The single most important read in the entire table is the fixed income complex. VGIT -- intermediate Treasuries -- printed $686.9 million at 5.43 sigmas above its expected level on April 2, with a realized vol of just 0.05. IEF -- the 7-to-10 year Treasury ETF -- added $628 million at 2.83 sigmas on the same day. SPTS, the short-term Treasury product, ran $241.9 million at 5.23 sigmas on April 1. SCHR printed $85.5 million at 4.98 sigmas also on April 1. BLV and CTA and TUA from the TRV watchlist add to the fixed income constellation. The pattern is unambiguous: institutional participants were moving duration capital with urgency across multiple maturity points simultaneously. Short-term, intermediate, and long-duration Treasuries all registered outlier prints within 48 hours of each other. This is not passive rebalancing. This is a coordinated shift toward safety driven by the growth-shock repricing that the tariff backdrop accelerated. The realized vol on every one of these instruments is in the low single digits -- 0.02, 0.05, 0.06 -- meaning these are not speculative positions. They are institutional hiding spots, and the sigmas tell you the hiding was happening at an unusual pace.

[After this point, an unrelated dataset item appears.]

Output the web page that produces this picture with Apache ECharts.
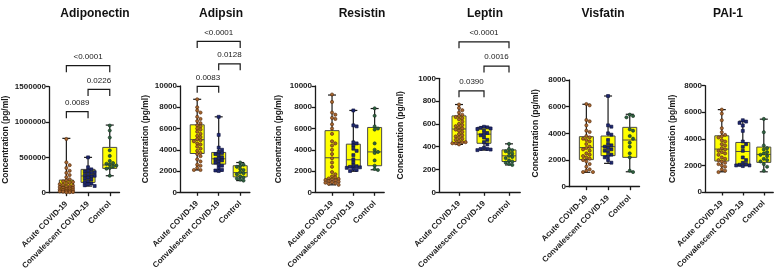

The second dominant cluster is Consumer Defensive. XLP printed $872.9 million at 3.72 sigmas on April 1 and then $721.1 million at 2.80 sigmas on April 2 -- back-to-back outlier sessions in the same instrument totaling nearly $1.6 billion in two days. That is not a coincidence. XLP with a realized vol of 0.15 is exactly the kind of low-volatility, domestically oriented, tariff-insulated exposure that institutions reach for when the growth environment deteriorates. BTI at $107.9 million and 2.50 sigmas, PPC at $21.9 million, and JJSF and SFD all appearing in the same two-day window deepen the defensive consumer rotation signal. The TRV list already flagged RSPS and MICC in this theme; the IO list confirms it with dollar magnitude and sigma significance.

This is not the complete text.